The KOV mine is a large, active open pit copper and cobalt mine near Kolwezi in Lualaba Province in the Democratic Republic of the Congo. The site contains some of the highest grade copper ore of any mine in the world. The mine is also one of the world's largest Cobalt producers.

It is named after three of the five orebodies which make up the mine: Kamoto-East, Oliveira, and Virgule (the other two being Variante and FNSR). The mine is run by Kamoto Copper Company, a joint venture between Glencore (75%) and Gécamines (25%).

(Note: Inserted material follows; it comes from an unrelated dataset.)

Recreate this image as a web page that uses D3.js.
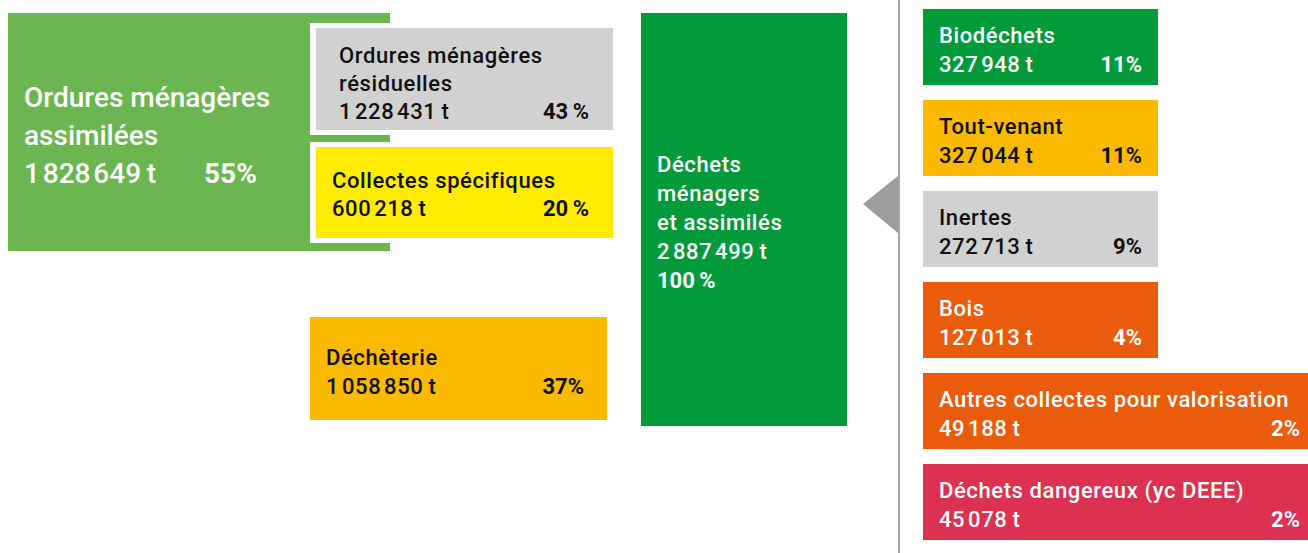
<!DOCTYPE html>
<html>
<head>
<meta charset="utf-8">
<script src="https://cdn.jsdelivr.net/npm/d3@7"></script>
<style>
  body { margin: 0; background: #fff; }
  svg text { font-family: Roboto, "Noto Sans", sans-serif; }
</style>
</head>
<body>
<svg width="1308" height="553"></svg>
<script>
// --- Data ---
const totalLabel = "Déchets\nménagers\net assimilés";
const totalTonnes = 2887499;
const totalPct = "100\u2009%";

const omaLabel = "Ordures ménagères\nassimilées";
const omaTonnes = 1828649;
const omaPct = "55%";

const omaCats = ["Ordures ménagères\nrésiduelles", "Collectes spécifiques"];
const omaSubTonnes = [1228431, 600218];
const omaSubPct = ["43\u2009%", "20\u2009%"];

const decheterieLabel = "Déchèterie";
const decheterieTonnes = 1058850;
const decheteriePct = "37%";

const decheterieCats = ["Biodéchets", "Tout-venant", "Inertes", "Bois",
    "Autres collectes pour valorisation", "Déchets dangereux (yc DEEE)"];
const decheterieSubTonnes = [327948, 327044, 272713, 127013, 49188, 45078];
const decheterieSubPct = ["11%", "11%", "9%", "4%", "2%", "2%"];

// --- Setup ---
const svg = d3.select("svg"),
    width = +svg.attr("width"),
    height = +svg.attr("height");

const fr = d3.formatLocale({ decimal: ",", thousands: "\u200a", grouping: [3], currency: ["", " €"] });
const fmtT = v => fr.format(",")(v) + "\u2009t";

const LS = 0.6; // letter spacing of the 22px text

const colors = {
    lightGreen: "#6cb651",
    darkGreen: "#009a3b",
    gray: "#d0d1d0",
    yellow: "#ffec00",
    amber: "#fbb900",
    orange: "#ea5b0c",
    red: "#dc3150"
};
const subColors = [colors.darkGreen, colors.amber, colors.gray, colors.orange, colors.orange, colors.red];
const textOn = c => (c === colors.gray || c === colors.yellow || c === colors.amber) ? "#111" : "#fff";

// draw lines of text, returns the selection of text nodes
function textLines(g, lines, x, y, lh, size, weight, fill, ls) {
    return g.selectAll(null)
        .data(lines)
        .enter().append("text")
        .attr("x", x)
        .attr("y", (d, i) => y + i * lh)
        .attr("font-size", size)
        .attr("font-weight", weight)
        .attr("letter-spacing", ls || 0)
        .attr("fill", fill)
        .text(d => d);
}

// --- Ordures ménagères assimilées (big box) ---
const gOma = svg.append("g");
gOma.append("rect")
    .attr("x", 8).attr("y", 13).attr("width", 382).attr("height", 238)
    .attr("fill", colors.lightGreen);
textLines(gOma, omaLabel.split("\n").concat([fmtT(omaTonnes)]), 24, 107, 38, 28, 500, "#fff");
gOma.append("text")
    .attr("x", 204).attr("y", 183)
    .attr("font-size", 28).attr("font-weight", 700).attr("fill", "#fff")
    .text(omaPct);

// sub boxes of OMA
const omaY = d3.scaleOrdinal().domain(omaCats).range([28, 147]);
const omaH = d3.scaleOrdinal().domain(omaCats).range([102, 91]);
const omaPad = d3.scaleOrdinal().domain(omaCats).range([23, 16]);
const omaFirst = d3.scaleOrdinal().domain(omaCats).range([35, 41]);
const omaColor = [colors.gray, colors.yellow];

omaCats.forEach((cat, i) => {
    const x = 316, w = 297, y = omaY(cat), h = omaH(cat);
    const g = svg.append("g");
    g.append("rect")
        .attr("x", x - 6).attr("y", y - 5).attr("width", w + 12).attr("height", h + 10)
        .attr("fill", "#fff");
    g.append("rect")
        .attr("x", x).attr("y", y).attr("width", w).attr("height", h)
        .attr("fill", omaColor[i]);
    const lines = cat.split("\n").concat([fmtT(omaSubTonnes[i])]);
    textLines(g, lines, x + omaPad(cat), y + omaFirst(cat), 28, 22, 500, "#111", LS);
    g.append("text")
        .attr("x", x + w - 24).attr("y", y + omaFirst(cat) + (lines.length - 1) * 28)
        .attr("text-anchor", "end")
        .attr("font-size", 22).attr("font-weight", 700).attr("fill", "#111")
        .text(omaSubPct[i]);
});

// --- Déchèterie ---
const gDech = svg.append("g");
gDech.append("rect")
    .attr("x", 310).attr("y", 317).attr("width", 297).attr("height", 103)
    .attr("fill", colors.amber);
textLines(gDech, [decheterieLabel, fmtT(decheterieTonnes)], 326, 365, 29, 22, 500, "#111", LS);
gDech.append("text")
    .attr("x", 584).attr("y", 394)
    .attr("text-anchor", "end")
    .attr("font-size", 22).attr("font-weight", 700).attr("fill", "#111")
    .text(decheteriePct);

// --- Total box ---
const gTot = svg.append("g");
gTot.append("rect")
    .attr("x", 641).attr("y", 13).attr("width", 206).attr("height", 413)
    .attr("fill", colors.darkGreen);
textLines(gTot, totalLabel.split("\n").concat([fmtT(totalTonnes)]), 657, 172, 29, 22, 500, "#fff", LS);
gTot.append("text")
    .attr("x", 657).attr("y", 172 + 4 * 29)
    .attr("font-size", 22).attr("font-weight", 700).attr("fill", "#fff")
    .text(totalPct);

// --- Divider and arrow ---
svg.append("line")
    .attr("x1", 899).attr("x2", 899).attr("y1", 0).attr("y2", height)
    .attr("stroke", "#a6a6a6").attr("stroke-width", 2);
svg.append("path")
    .attr("d", d3.line()([[863, 204], [898, 176], [898, 233]]) + "Z")
    .attr("fill", "#9d9d9d");

// --- Déchèterie breakdown ---
const y = d3.scaleBand()
    .domain(decheterieCats)
    .range([9, 540])
    .paddingInner(0.165)
    .paddingOuter(0);

const boxX = 923, narrowW = 235, wideW = width + 8 - boxX;

const rows = svg.append("g").selectAll("g")
    .data(decheterieCats)
    .enter().append("g")
    .attr("transform", d => `translate(${boxX},${y(d)})`);

const rects = rows.append("rect")
    .attr("height", y.bandwidth())
    .attr("fill", (d, i) => subColors[i]);

const names = rows.append("text")
    .attr("x", 16).attr("y", 34)
    .attr("font-size", 22).attr("font-weight", 500)
    .attr("letter-spacing", LS)
    .attr("fill", (d, i) => textOn(subColors[i]))
    .text(d => d);

// wider box when the label does not fit
const widths = names.nodes().map(n => n.getComputedTextLength() + 32 > narrowW ? wideW : narrowW);
rects.attr("width", (d, i) => widths[i]);

rows.append("text")
    .attr("x", 16).attr("y", 63)
    .attr("font-size", 22).attr("font-weight", 500)
    .attr("letter-spacing", LS)
    .attr("fill", (d, i) => textOn(subColors[i]))
    .text((d, i) => fmtT(decheterieSubTonnes[i]));

rows.append("text")
    .attr("x", (d, i) => widths[i] - 16).attr("y", 63)
    .attr("text-anchor", "end")
    .attr("font-size", 22).attr("font-weight", 700)
    .attr("fill", (d, i) => textOn(subColors[i]))
    .text((d, i) => decheterieSubPct[i]);
</script>
</body>
</html>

The deposits began to be exploited in 1960 by Gécamines up until 2000, when operations stopped due to flooding. Dewatering started in 2006, with mine operations restarting in March 2007.

In March 2016, one of the walls of the mine collapsed, killing seven employees.

During the fourth quarter of 2017, the mine produced 433,169 tons of ore, resulting in 9,459 tons of copper.

In 2019, a second collapse at the mine killed at least 41 artisanal miners working at the site. The number of miners killed was later increased to 43 as more bodies were uncovered.